As Israeli authorities have documented the results of the shocking attacks launched by Hamas earlier this month, it’s become clear many of the hostages taken back to Gaza by the Islamic militant group aren’t Israeli.

More than half of the estimated 220 hostages hold foreign passports, some of whom are dual nationals, the Israeli government said on Oct. 25. That includes a dozen Americans, as well as German, Argentine, French, Russian and Filipino victims. But the largest group, numbering 54, are from Thailand. Thai nationals also make up the largest group of foreigners killed by Hamas during its Oct. 7 assault, and nearly two dozen are still unaccounted for.

“We [Thais] are not involved in any of the conflict between Israel and Palestine. We are just there to work and earn money so we can have better lives,” Chumporn Jirachart, whose son was taken hostage by Hamas, told CNN. “I am begging for my son’s release. I need to have him back, in good shape—like before he left Thailand.”

The reliance on (and abuse of) migrant labor has been widely covered in other Middle Eastern states, particularly Qatar, which came under scrutiny for its treatment of foreign workers while hosting the World Cup in 2020. However, Israel also imports a significant share of its workforce from abroad—there are thought to be about 150,000 foreign workers there, a little under 4% of the total workforce.

Thailand receives more than $5 billion in remittances from citizens working abroad each year, according to the Bank of Thailand. More than 30,000 migrant workers from Thailand are employed in Israel’s agricultural industry, according to government figures, where in theory they can earn higher wages than at home. They dominate foreign employment in that sector, working in cooperative agricultural communities; the Thai government said 5,000 workers were in the recent conflict zone along the Gaza strip.

Often hailing from the poorest region of Thailand, these workers pay exorbitant fees to labor agencies to obtain work in Israel—but upon arrival, many find different conditions than expected. While efforts to reform the system, including a bilateral agreement between Thailand and Israel inked in 2013, have had some effect, international observers still express concerns about the treatment of workers.

“Traffickers subject some Thai men and women to forced labor in Israel’s agricultural sector by imposing conditions of long working hours, no breaks or rest days, withheld passports, poor living conditions, and difficulty changing employers due to limitations on work permits,” the US State Department wrote in a 2022 report on human trafficking.

Thai workers have become central to the country’s crop exports. Matan Kaminer, a fellow at the Hebrew University in Jersualem who studies Thai laborers in Israel, writes that Israel adopted a policy to recruit these workers after the first intifadah, a resistance movement among Palestinians opposed to Israeli occupation, occurred in the late 1980s and early 1990s. The government at the time made a policy choice to limit Palestinian labor in Israel and replace those workers with migrant labor from other countries, Kaminer writes in his 2019 dissertation.
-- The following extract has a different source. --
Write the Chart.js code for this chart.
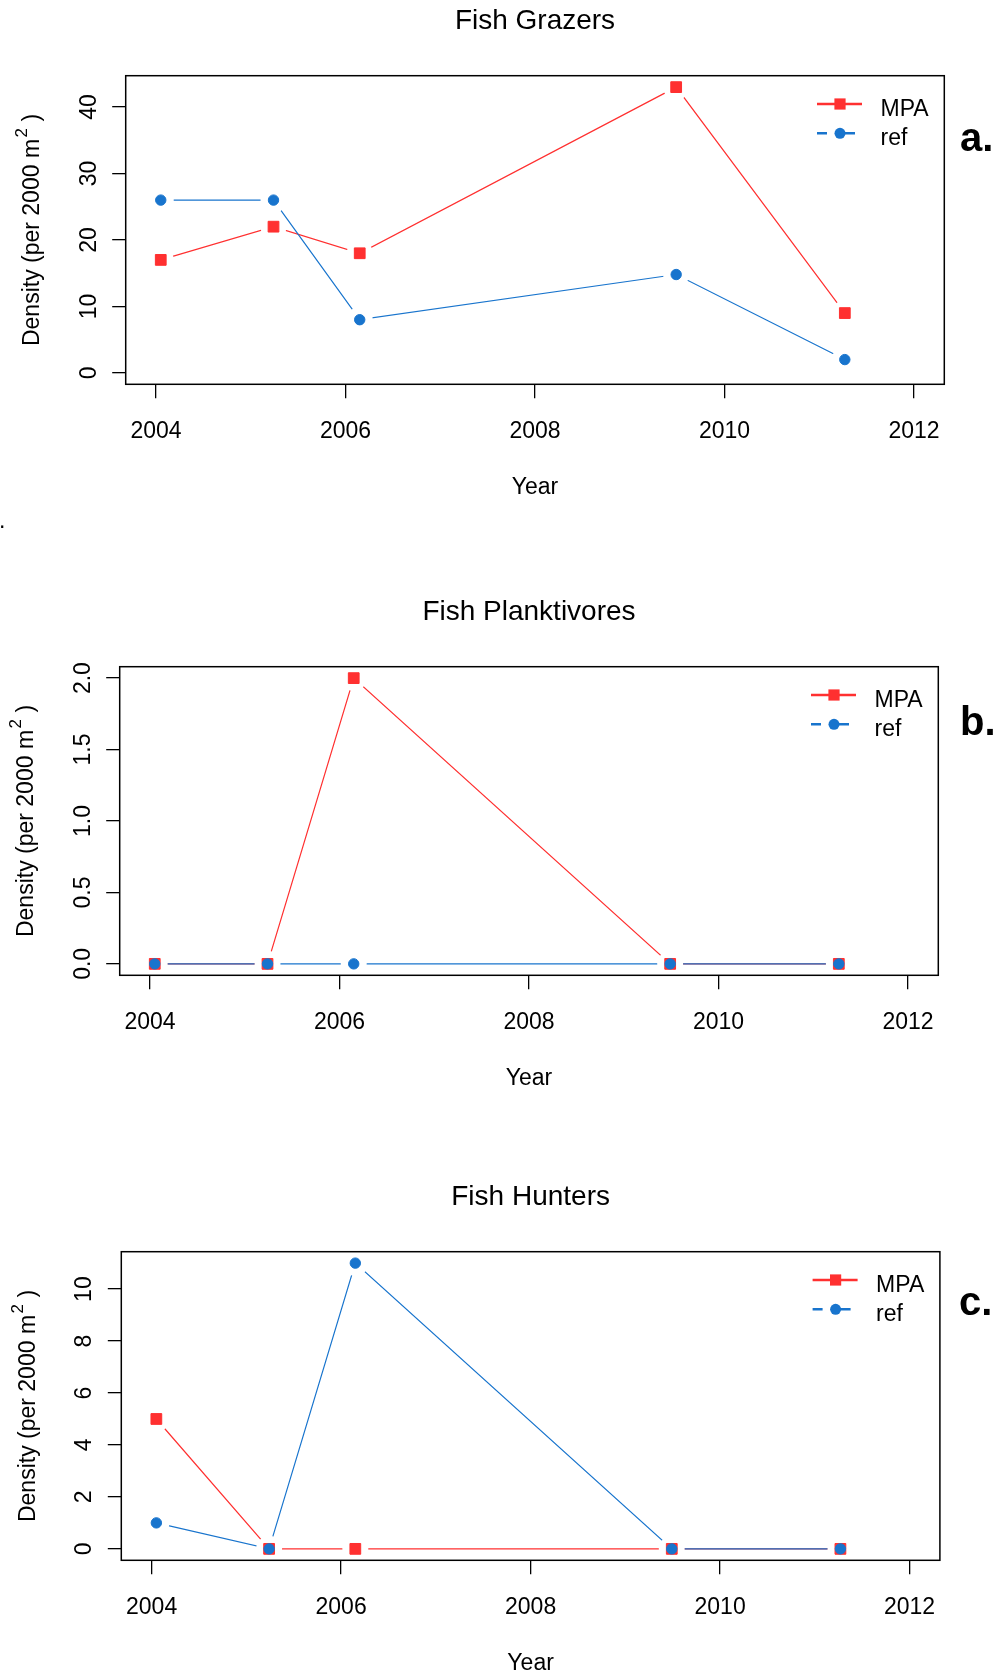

Israel’s decision to look across the world for workers highlights the complexity and costs of the conflict between Israel and Palestine. The International Labor Organization (ILO) said in 2022 (pdf) that unemployment in Gaza had reached 47%, urging Israel to permit more Palestinian workers to seek work within its borders. Concerns about security have made Israel slow to allow freer movement, but the ILO also estimates that 30,000 to 40,000 undocumented workers crossed barriers between the West Bank and Israel in 2021.